Naquela noite, bem em frente onde funcionava o Jornal Caiçara e onde hoje é o Bar Coroa, três sujeitos agrediam outro. Os agressores eu conhecia eram meus vizinhos e meus desafetos, o agredido eu jamais havia visto. Da esquina da Ipiranga eu já os interpelei pelo ato covarde, ao que eles perguntaram se eu também gostaria de apanhar. Respondi, experimentem. Imaginei que o agredido ia me ajudar e o embate não ficaria tão desigual. Que nada, quando eles vieram em minha direção, ele subiu em sua bicicleta e fugiu. É claro que não dei conta dos agressores e corri para minha casa, distante a menos de três quarteirões. Entrei correndo em casa e fui direto para o quarto de meu tio René, que eu sabia, não estaria em casa, mas sua carabina estava lá, me esperando, em cima do guarda roupa. Voltei para a rua, de arma na mão e confrontei os agressores, desafiando-os a tentarem me agredir novamente. Um deles, o mais valentão, veio em minha direção, não hesitei, atirei, mas como a distância não era tão pequena, felizmente errei. Instantaneamente acabou a coragem dos valentões, que saíram em desabalada carreira. Meus vizinhos e meus amigos Zilinho e Beto Rosa, ao ouvirem o tiro, saíram para ver o que estava havendo. Eu contei e eles me dissuadiram de ir atrás dos agressores.
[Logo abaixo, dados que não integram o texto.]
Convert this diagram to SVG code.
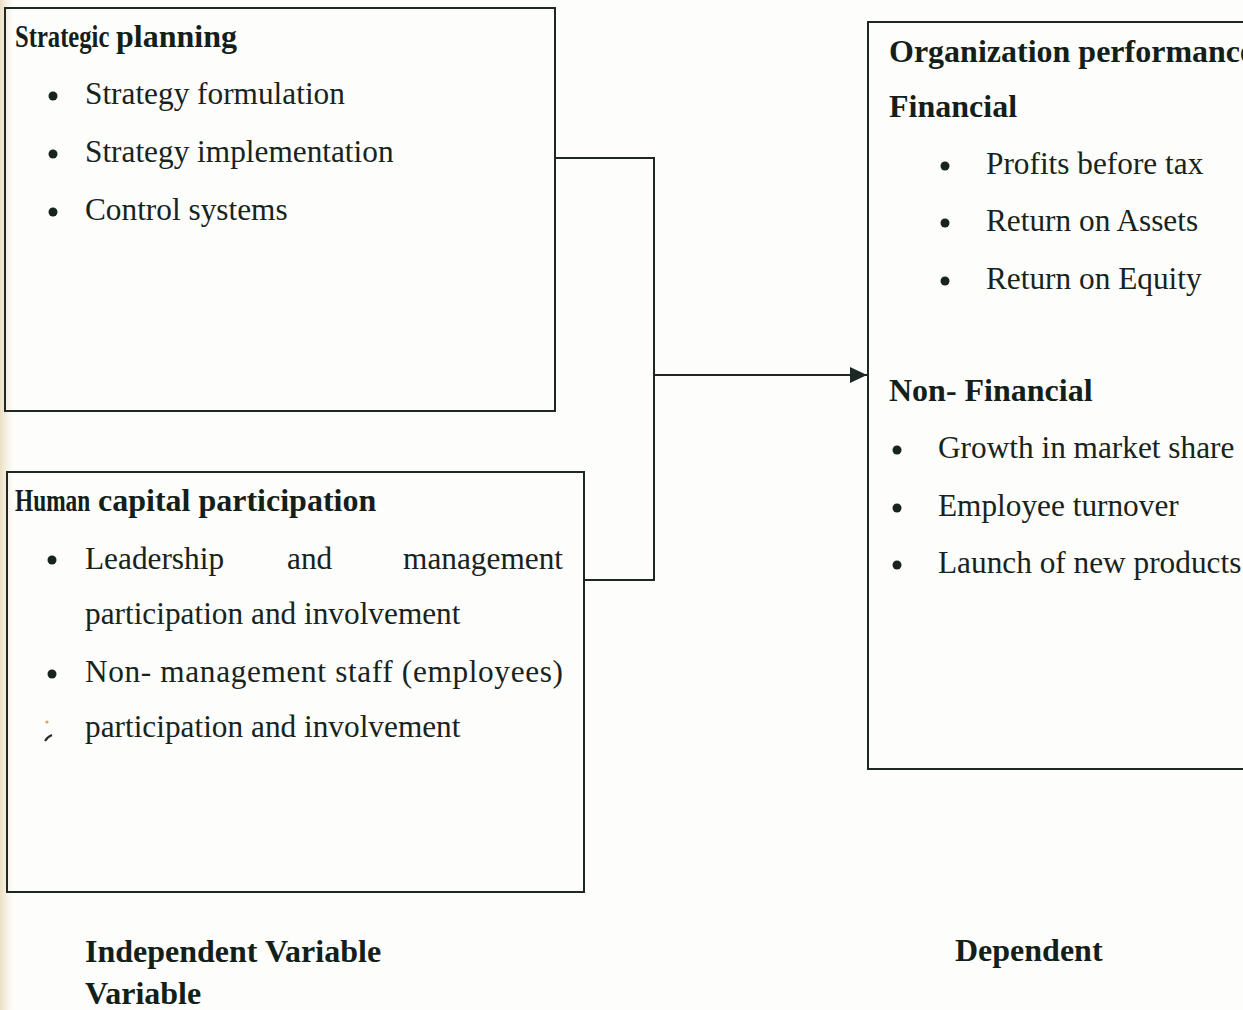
<svg xmlns="http://www.w3.org/2000/svg" width="1243" height="1010" viewBox="0 0 1243 1010">
  <style>
    .box { fill: none; stroke: #1d2723; stroke-width: 2; }
    .wire { fill: none; stroke: #1d2723; stroke-width: 2; }
    .t { font-family: "Liberation Serif", "Times New Roman", serif; font-size: 31.3px; fill: #17241d; }
    .b { font-family: "Liberation Serif", "Times New Roman", serif; font-size: 32px; font-weight: bold; fill: #141f19; }
    .dot { fill: #17241d; }
  </style>
  <defs>
    <marker id="arrow" viewBox="0 0 17 16" refX="17" refY="8" markerWidth="17" markerHeight="16" markerUnits="userSpaceOnUse" orient="auto">
      <path d="M0,0 L17,8 L0,16 Z" fill="#1d2723"/>
    </marker>
    <linearGradient id="edge" x1="0" x2="1" y1="0" y2="0">
      <stop offset="0" stop-color="#e9dcbc" stop-opacity="0.9"/>
      <stop offset="1" stop-color="#f4ecd8" stop-opacity="0"/>
    </linearGradient>
  </defs>

  <rect width="1243" height="1010" fill="#fdfdfc"/>
  <!-- paper edge tint along the left margin -->
  <rect x="0" y="0" width="14" height="1010" fill="url(#edge)"/>

  <!-- independent variable: strategic planning -->
  <g id="strategic-planning">
    <rect class="box" x="5" y="8" width="550" height="403"/>
    <!-- first word set in a condensed cut -->
    <text class="b" transform="translate(15,47) scale(0.77,1)">Strategic</text>
    <text class="b" x="116" y="47">planning</text>
    <circle class="dot" cx="53" cy="96" r="4.5"/>
    <text class="t" x="85" y="104">Strategy formulation</text>
    <circle class="dot" cx="53" cy="154" r="4.5"/>
    <text class="t" x="85" y="162">Strategy implementation</text>
    <circle class="dot" cx="53" cy="212" r="4.5"/>
    <text class="t" x="85" y="220">Control systems</text>
  </g>

  <!-- independent variable: human capital participation -->
  <g id="human-capital">
    <rect class="box" x="7" y="472" width="577" height="420"/>
    <text class="b" transform="translate(15,511) scale(0.73,1)">Human</text>
    <text class="b" x="98" y="511">capital participation</text>
    <circle class="dot" cx="52" cy="560" r="4.5"/>
    <text class="t" x="85" y="569">Leadership</text>
    <text class="t" x="287" y="569">and</text>
    <text class="t" x="563" y="569" text-anchor="end">management</text>
    <text class="t" x="85" y="624">participation and involvement</text>
    <circle class="dot" cx="52" cy="674" r="4.5"/>
    <text class="t" x="85" y="682" textLength="478" lengthAdjust="spacing">Non- management staff  (employees)</text>
    <path d="M45,741 q2,-4 7,-6" fill="none" stroke="#2a2a1f" stroke-width="2"/>
    <circle cx="47" cy="722" r="1.6" fill="#d9a35a"/>
    <text class="t" x="85" y="737">participation and involvement</text>
  </g>

  <!-- dependent variable: organization performance (runs past the right edge) -->
  <g id="organization-performance">
    <rect class="box" x="868" y="22" width="390" height="747"/>
    <text class="b" x="889" y="62">Organization performance</text>
    <text class="b" x="889" y="117">Financial</text>
    <circle class="dot" cx="945" cy="166" r="4.5"/>
    <text class="t" x="986" y="174">Profits before tax</text>
    <circle class="dot" cx="945" cy="223" r="4.5"/>
    <text class="t" x="986" y="231">Return on Assets</text>
    <circle class="dot" cx="945" cy="281" r="4.5"/>
    <text class="t" x="986" y="289">Return on Equity</text>
    <text class="b" x="889" y="401">Non- Financial</text>
    <circle class="dot" cx="897" cy="450" r="4.5"/>
    <text class="t" x="938" y="458">Growth in market share</text>
    <circle class="dot" cx="897" cy="508" r="4.5"/>
    <text class="t" x="938" y="516">Employee turnover</text>
    <circle class="dot" cx="897" cy="565" r="4.5"/>
    <text class="t" x="938" y="573">Launch of new products</text>
  </g>

  <!-- links from both inputs into the outcome -->
  <g id="connectors">
    <path class="wire" d="M555,158 H654 V580 H584"/>
    <path class="wire" d="M654,375 H867" marker-end="url(#arrow)"/>
  </g>

  <!-- captions -->
  <g id="captions">
    <text class="b" x="85" y="962">Independent Variable</text>
    <text class="b" x="85" y="1004">Variable</text>
    <text class="b" x="955" y="961">Dependent</text>
  </g>
</svg>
No carnaval deste mesmo ano me envolvi em um acidente de proporções razoáveis. No domingo de carnaval, no final da tarde, emprestei o Fuscão de meu tio René e com meus amigos, Nivaldo Camargo, Paulo e Zinho Murara e Paulinho Rochembach, fomos passar em frente à casa de Sônia. Um quarteirão abaixo de sua casa fomos colhidos por um táxi em altíssima velocidade, sendo que nós também não estávamos nada devagar.
Resumo da Ópera Bufa, Zinho quebrou a clavícula, a porta ao meu lado abriu e eu fui jogado para fora do carro, quando Nivaldo, que ia na frente comigo, agarrou meu braço e me puxou de volta. Eu havia ficado com as pernas dentro do carro e com um dos braços agarrado ao volante e com a costas no chão, o que me propiciou escoriações leves e a camiseta da Som Livre, que havia ganhado de Nivaldo, toda rasgada. No afã de me ajudar, Nivaldo perdeu o ponto de apoio e bateu com a cabeça no retrovisor e no para brisa, sofrendo inúmeros cortes na testa. Paulo sofreu ferimentos leves nas pernas e Paulinho não se machucou.
No sábado anterior ao acidente, havíamos eu, Paulo e Zinho Murara e Edson Mendes, pela primeira vez, ido a uma noite de carnaval, que acabaria para nós, nessa primeira noite.
Em março, Paulo, Zinho e Marcos foram embora para Canoinhas e deixaram uma enorme lacuna, o que originou o triste poema acima. Paulo, Nivaldo e eu, formávamos um inseparável trio, com lugar para longas digressões filosóficas, sobre o amanhã, que sabíamos, chegaria cedo demais. E chegou.
Logo após a partida dos Murara, conheci José Renato Saldanha, que recolocaria o Traffic em nosso caminho e também Eli Kulicheski, uma de minhas primeiras amigas. Descolada, rock’n roll, Eli encarnava, pelo seu modo de vestir, pelos gostos e pelo modo de ser, a contestação e a transgressão, elementos presentes em parte da juventude daqueles tempos conturbados. José Renato Saldanha era a transgressão em pessoa. Mas isso e o resto de 1975, é o mote da próxima, ou próximas crônicas, afinal transpor em poucas palavras, um dos mais inusitados, conturbados e
Nostálgicos anos de sua juventude, não é tarefa fácil.